**Given data:**
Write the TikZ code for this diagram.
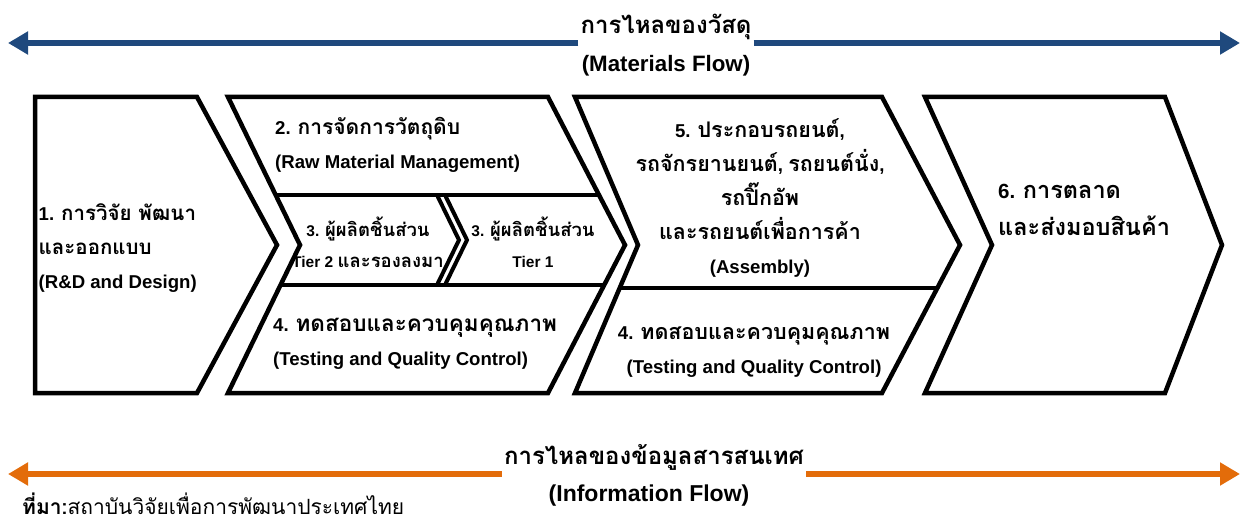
\documentclass[tikz,border=0pt]{standalone}
\usepackage{fontspec}
\setmainfont{Liberation Sans}
\newfontfamily\thaifont[Script=Thai]{Loma}
\usetikzlibrary{calc,arrows.meta}
\definecolor{matblue}{HTML}{1F497D}
\definecolor{infoorange}{HTML}{E36C0A}
\def\thsz{21}
\def\thskip{34}
\newcommand{\thx}[1]{{\thaifont\fontsize{\thsz}{\thskip}\selectfont #1}}

\begin{document}
\begin{tikzpicture}[x=1pt,y=-1pt,
  chev/.style={draw=black, line width=4.5pt, line join=miter, fill=white},
  sepline/.style={draw=black, line width=4.5pt},
  % #1 = Latin size, #2 = Thai size, #3 = line spacing
  lbl/.style n args={3}{font={\bfseries\def\thsz{#2}\def\thskip{#3}\fontsize{#1}{#3}\selectfont}, inner sep=0pt},
  ttl/.style={font=\bfseries\fontsize{#1}{24}\selectfont, inner sep=0pt},
  flowline/.style={line width=6pt, draw=#1, -{Triangle[length=20pt,width=22pt]}},
]
\useasboundingbox (0,0) rectangle (1244,524);

% ---------- stage 1: research and design ----------
\draw[chev] (35,97) -- (197,97) -- (277,245) -- (197,393) -- (35,393) -- cycle;

% ---------- stages 2-4: materials, parts, testing ----------
\coordinate (aTL) at (228,97);  \coordinate (aTR) at (548,97);
\coordinate (aTip) at (625,245); \coordinate (aBR) at (548,393);
\coordinate (aBL) at (228,393); \coordinate (aNotch) at (300,245);
\draw[chev] (aTL) -- (aTR) -- (aTip) -- (aBR) -- (aBL) -- (aNotch) -- cycle;
% row of part makers
\coordinate (rowTL) at ($(aTL)!0.662!(aNotch)$);
\coordinate (rowTR) at ($(aTR)!0.662!(aTip)$);
\coordinate (rowBL) at ($(aNotch)!0.27!(aBL)$);
\coordinate (rowBR) at ($(aTip)!0.27!(aBR)$);
\draw[sepline] (rowTL) -- (rowTR);
\draw[sepline] (rowBL) -- (rowBR);
% tier 2 point and tier 1 notch
\draw[sepline, line width=4pt, line join=miter] (437,195) -- (459,240) -- (437,285);
\draw[sepline, line width=4pt, line join=miter] (445,195) -- (467,240) -- (445,285);

% ---------- stage 5 and its testing ----------
\coordinate (bTL) at (575,97);  \coordinate (bTR) at (882,97);
\coordinate (bTip) at (960,245); \coordinate (bBR) at (882,393);
\coordinate (bBL) at (575,393); \coordinate (bNotch) at (638,245);
\draw[chev] (bTL) -- (bTR) -- (bTip) -- (bBR) -- (bBL) -- (bNotch) -- cycle;
\draw[sepline] ($(bNotch)!0.29!(bBL)$) -- ($(bTip)!0.29!(bBR)$);

% ---------- stage 6: marketing ----------
\draw[chev] (925,97) -- (1165,97) -- (1222,245) -- (1165,393) -- (925,393) -- (992,245) -- cycle;

% ---------- labels ----------
\node[lbl={18.6}{20.5}{34}, anchor=west, align=left] (rnd) at (38.5,248)
  {1. \thx{การวิจัย พัฒนา}\\ \thx{และออกแบบ}\\ (R\&D and Design)};
\node[lbl={18.6}{21}{34}, anchor=west, align=left] (raw) at (275,145)
  {2. \thx{การจัดการวัตถุดิบ}\\ (Raw Material Management)};
\node[lbl={15.5}{18.5}{31}, align=center] (tier2) at (368,242)
  {3. \thx{ผู้ผลิตชิ้นส่วน}\\ Tier 2 \thx{และรองลงมา}};
\node[lbl={15.5}{18.5}{31}, align=center] (tier1) at (533,242)
  {3. \thx{ผู้ผลิตชิ้นส่วน}\\ Tier 1};
\node[lbl={18.6}{22.5}{34}, anchor=west, align=left] (qcA) at (273,344)
  {4. \thx{ทดสอบและควบคุมคุณภาพ}\\ (Testing and Quality Control)};
\node[lbl={18.6}{21.5}{34}, align=center] (asm) at (760,198)
  {5. \thx{ประกอบรถยนต์},\\ \thx{รถจักรยานยนต์}, \thx{รถยนต์นั่ง},\\ \thx{รถปิ๊กอัพ}\\ \thx{และรถยนต์เพื่อการค้า}\\ (Assembly)};
\node[lbl={18.6}{21.5}{34}, align=center] (qcB) at (754,352)
  {4. \thx{ทดสอบและควบคุมคุณภาพ}\\ (Testing and Quality Control)};
\node[lbl={20.5}{23.5}{37}, anchor=west, align=left] (mkt) at (998,210)
  {6. \thx{การตลาด}\\ \thx{และส่งมอบสินค้า}};

% ---------- materials flow ----------
\node[ttl=22.3] (matth) at (666,27) {\def\thsz{24}\thx{การไหลของวัสดุ}};
\node[ttl=22.3] (maten) at (666,66) {(Materials Flow)};
\coordinate (matL) at (8,43);
\coordinate (matR) at (1240,43);
\draw[flowline=matblue] ([xshift=-2pt]matth.west |- matL) -- (matL);
\draw[flowline=matblue] ([xshift=2pt]matth.east |- matR) -- (matR);

% ---------- information flow ----------
\node[ttl=23] (infth) at (654,457) {\def\thsz{24}\thx{การไหลของข้อมูลสารสนเทศ}};
\node[ttl=23] (infen) at (649,496) {(Information Flow)};
\coordinate (infL) at (8,474);
\coordinate (infR) at (1240,474);
\draw[flowline=infoorange] ([xshift=-2pt]infth.west |- infL) -- (infL);
\draw[flowline=infoorange] ([xshift=2pt]infth.east |- infR) -- (infR);

% ---------- source ----------
\node[inner sep=0pt, anchor=base west, font=\def\thsz{21}\def\thskip{23}] (src) at (22,514)
  {\thx{\bfseries ที่มา:}\thx{สถาบันวิจัยเพื่อการพัฒนาประเทศไทย}};
\end{tikzpicture}
\end{document}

**Set exercise:** Restate each line from the start of the listing through the line bearing "(35,393) -- cycle;" word for word. Drop the pictures.

**Solution:**
Write the TikZ code for this diagram.
\documentclass[tikz,border=0pt]{standalone}
\usepackage{fontspec}
\setmainfont{Liberation Sans}
\newfontfamily\thaifont[Script=Thai]{Loma}
\usetikzlibrary{calc,arrows.meta}
\definecolor{matblue}{HTML}{1F497D}
\definecolor{infoorange}{HTML}{E36C0A}
\def\thsz{21}
\def\thskip{34}
\newcommand{\thx}[1]{{\thaifont\fontsize{\thsz}{\thskip}\selectfont #1}}

\begin{document}
\begin{tikzpicture}[x=1pt,y=-1pt,
  chev/.style={draw=black, line width=4.5pt, line join=miter, fill=white},
  sepline/.style={draw=black, line width=4.5pt},
  % #1 = Latin size, #2 = Thai size, #3 = line spacing
  lbl/.style n args={3}{font={\bfseries\def\thsz{#2}\def\thskip{#3}\fontsize{#1}{#3}\selectfont}, inner sep=0pt},
  ttl/.style={font=\bfseries\fontsize{#1}{24}\selectfont, inner sep=0pt},
  flowline/.style={line width=6pt, draw=#1, -{Triangle[length=20pt,width=22pt]}},
]
\useasboundingbox (0,0) rectangle (1244,524);

% ---------- stage 1: research and design ----------
\draw[chev] (35,97) -- (197,97) -- (277,245) -- (197,393) -- (35,393) -- cycle;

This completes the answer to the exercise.